Calibration of the regional SRLB model resulted in average horizontal hydraulic conductivity values of 6–39 feet per day for the glacial deposits and 3–4 feet per day for the uppermost fractured bedrock in the Biwabik Iron-Formation on the Mesabi Range. Average recharge across the calibrated model was 5.9 inches per year. Linesink resistance for the routed stream network was calibrated by using resistance categories based on the mapped soil hydrologic groups. The modeled regional groundwater-flow direction was generally to the south near the Mesabi Range topographic high and south or southwest across the rest of the basin.

The updated calibration of the central SLRB model resulted in average horizontal hydraulic conductivity values of 5–36 feet per day for the glacial deposits and 3 feet per day for the uppermost fractured Biwabik Iron-Formation of the Mesabi Range. Average recharge across the ditch scenarios was 4.1 inches per year.
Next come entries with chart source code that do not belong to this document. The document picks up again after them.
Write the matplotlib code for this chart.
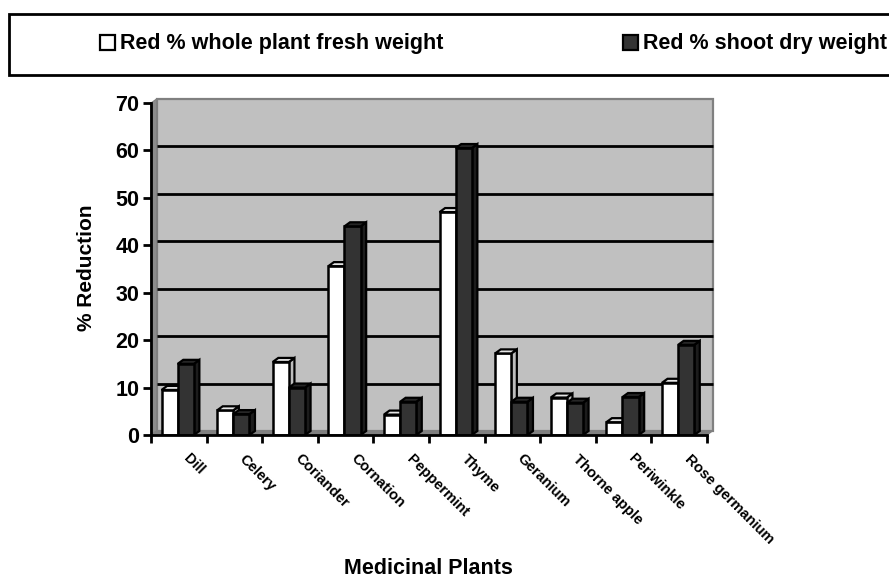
import numpy as np
import matplotlib
matplotlib.use('Agg')
import matplotlib.pyplot as plt
from matplotlib.patches import Rectangle

# reduction chart, old Excel style 3D columns
plants = ['Dill', 'Celery', 'Coriander', 'Cornation', 'Peppermint', 'Thyme',
          'Geranium', 'Thorne apple', 'Periwinkle', 'Rose germanium']
fresh_weight = [9.5, 5.2, 15.4, 35.6, 4.3, 47, 17.2, 7.9, 2.7, 11]
dry_weight = [15, 4.4, 10, 44, 7, 60.5, 7, 6.8, 8, 19]
y_ticks = [0, 10, 20, 30, 40, 50, 60, 70]

W, H = 889, 578
DX, DY = 0.1, 0.85  # depth of the 3D effect in data units
BAR_W = 0.29
BAR_START = 0.19

plt.rcParams['font.family'] = ['Liberation Sans', 'DejaVu Sans']
plt.rcParams['font.weight'] = 'bold'

fig = plt.figure(figsize=(W / 100, H / 100), dpi=100)
ax = fig.add_axes([151 / W, 1 - 435 / H, 556 / W, 332 / H])
ax.set_xlim(0, 10)
ax.set_ylim(0, 70)
ax.patch.set_visible(False)


def bar3d(x, val, front, top, side):
    ax.bar(x, val, BAR_W, align='edge', color=front, edgecolor='black', linewidth=1.8, zorder=5)
    ax.fill([x, x + DX, x + BAR_W + DX, x + BAR_W], [val, val + DY, val + DY, val],
            facecolor=top, edgecolor='black', linewidth=1.6, zorder=5)
    ax.fill([x + BAR_W, x + BAR_W + DX, x + BAR_W + DX, x + BAR_W], [0, DY, val + DY, val],
            facecolor=side, edgecolor='black', linewidth=1.6, zorder=4)


# back wall, side wall and floor
ax.fill([DX, 10 + DX, 10 + DX, DX], [DY, DY, 70 + DY, 70 + DY], facecolor='#c0c0c0',
        edgecolor='#808080', linewidth=1.6, zorder=1, clip_on=False)
ax.fill([0, DX, DX, 0], [0, DY, 70 + DY, 70], facecolor='#8c8c8c', edgecolor='#808080',
        linewidth=0.8, zorder=1, clip_on=False)
ax.fill([0, DX, 10 + DX, 10], [0, DY, DY, 0], facecolor='#808080', edgecolor='#808080',
        linewidth=0.8, zorder=1, clip_on=False)
for v in y_ticks[1:-1]:
    ax.plot([DX, 10 + DX], [v + DY, v + DY], color='black', linewidth=2, zorder=2,
            clip_on=False, solid_capstyle='butt')

for i in range(len(plants)):
    bar3d(i + BAR_START, fresh_weight[i], 'white', '#e6e6e6', '#bdbdbd')
    bar3d(i + BAR_START + BAR_W, dry_weight[i], '#333333', '#262626', '#1c1c1c')

for side in ['top', 'right']:
    ax.spines[side].set_visible(False)
for side in ['left', 'bottom']:
    ax.spines[side].set_linewidth(2)
    ax.spines[side].set_zorder(6)

ax.set_yticks(y_ticks)
ax.set_xticks(np.arange(0, 11))
ax.set_xticklabels([])
ax.tick_params(axis='both', which='major', width=2, length=6, labelsize=15.5, pad=2.5)
ax.set_xticks(np.arange(len(plants)) + 0.72, minor=True)
ax.set_xticklabels(plants, minor=True, rotation=-45, ha='left', va='top',
                   rotation_mode='anchor', fontsize=10.6)
ax.tick_params(axis='x', which='minor', length=0, pad=12)

ax.set_ylabel('% Reduction', fontsize=15, fontweight='bold')
ax.yaxis.set_label_coords((87 - 151) / 556, 0.505)
ax.yaxis.label.set_va('center')
fig.text(428 / W, 1 - 568 / H, 'Medicinal Plants', fontsize=15.5, ha='center', va='center')

# legend box runs off the right edge
fig.add_artist(Rectangle((8.5 / W, 1 - 74.5 / H), 900 / W, 61 / H, transform=fig.transFigure,
                         facecolor='white', edgecolor='black', linewidth=2))
for x0, x_txt, col, txt in [(100, 120, 'white', 'Red % whole plant fresh weight'),
                            (623, 643, '#333333', 'Red % shoot dry weight')]:
    fig.add_artist(Rectangle((x0 / W, 1 - 50 / H), 15 / W, 15 / H, transform=fig.transFigure,
                             facecolor=col, edgecolor='black', linewidth=1.6))
    fig.text(x_txt / W, 1 - 43 / H, txt, fontsize=15.5, ha='left', va='center')

fig.savefig('out.png', dpi=100)
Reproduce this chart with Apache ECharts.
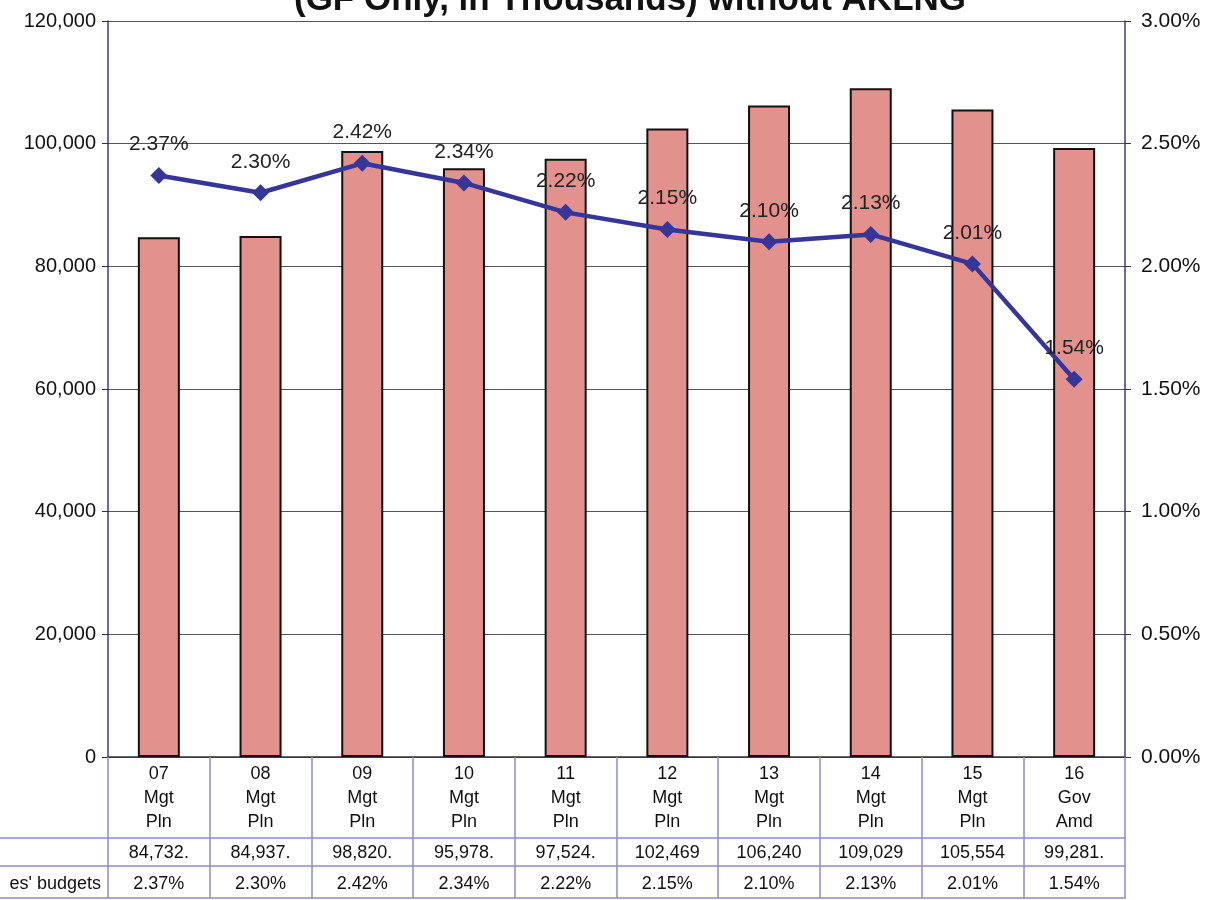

Comparison of the preditch and postditch model scenarios showed that ditching reduced the area where the modeled water table was within 1 foot of the land surface (a wetland hydrology indicator) in as much as 40,000 acres, or 37 percent, of mapped permanent wetlands in the SLRB. An increase in the depth to the water table in wetland areas has the potential to degrade wetland persistence or function.